Volume > Issue > Memories of 1964

Memories of 1964

HARVARD DIARY

By Robert Coles | March 1989

As I write this column, America’s magazines and newspapers are offering a fairly extended dis­cussion of the movie Mississippi Burning. Critics ar­gue pro and con — the movie as an important stimulus to social reflection (with respect to our nation­al history of racial exploitation) or as an exercise in self-indulgent melodrama, with no serious effort to convey what happened in 1964, the year the civil rights movement in the deep South crested. The film is meant to tell today’s viewers about a terri­ble tragedy, the murder (in June) of three civil rights activists (James Chaney, Andrew Goodman, and Michael Schwerner) in Neshoba County, Mis­sissippi. Those young men, one black and two white, were the vanguard of the Mississippi Sum­mer Project, a bold attempt on the part of SNCC (Student Non-Violent Coordinating Committee) to take on directly the then bastion of Southern segre­gationist power — the rural communities of a state long associated with fierce resistance to federal integrationist pressures.

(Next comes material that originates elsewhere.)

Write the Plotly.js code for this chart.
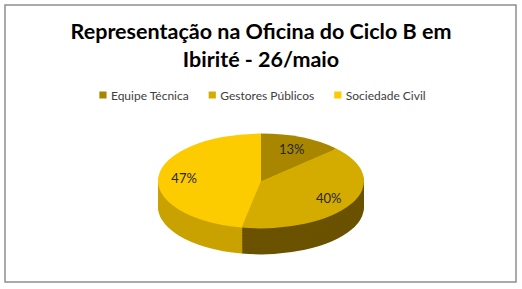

I met those three men in Oxford, Ohio, where a number of us who had worked in the South — in­volved one way or another in the desegregation struggles of the early 1960s — were trying to pre­pare some 500 student volunteers from all over America for what they soon might be experiencing. They were a diverse lot — Ivy Leaguers, youths from small Midwestern Christian colleges, students from Berkeley, men and women connected with the Catholic Worker Movement. Most of them had never stepped foot in Mississippi; many had not once visited the South. They were a decent, earnest lot — but I remember well the words of Robert Moses, the SNCC veteran who had helped conceive and organize the project: “We originally thought we’d ask some idealistic young people to come to the Delta and live with the [black] people, and stand by them as they tried to register to vote. But now I realize we’ve got a major problem on our hands — how to educate these folks about where they’re going and what they’ll be up against.”

Our hope was that clusters of young people from, say, New England or Chicago or the Western states, mostly white, would offer the hard-pressed and justifiably fearful blacks of towns such as Can­ton or Greenwood or McComb a sense of solidar­ity — would hearten those men and women as they contemplated the consequences of that long march up the stairs of one or another county courthouse in hopes of securing the right to vote. Moreover, we not only had voter registration in mind that summer. We were going to do some teaching — Head Start had not yet come into being — and some medical work among families which, in the main, had virtually no access to any doctor, clinic, or hospital. But first came the “orientation” — talks by some of us, discussions among the young people, and some movies and newsreel footage to watch. Just before Chaney, Goodman, and Schwer­ner left, I had lunch with them. They kidded me: come along, and then we’d be a “real shrink team” — Micky Schwerner was a social worker, Andy Goodman’s mother a psychologist, I was a psychia­trist, and Jim Chaney would be the “mobile clinic administrator.” We had a lot of fun with that fan­tasy — Chaney, at one point, saying we ought to go “all over the South, to treat the craziness of rac­ism.” But in no time the four of us were remarking on the social and economic and political aspects of that phenomenon — lest an assertively unqualified psychology be allowed to strip a particular human scene of its thickly textured complexity.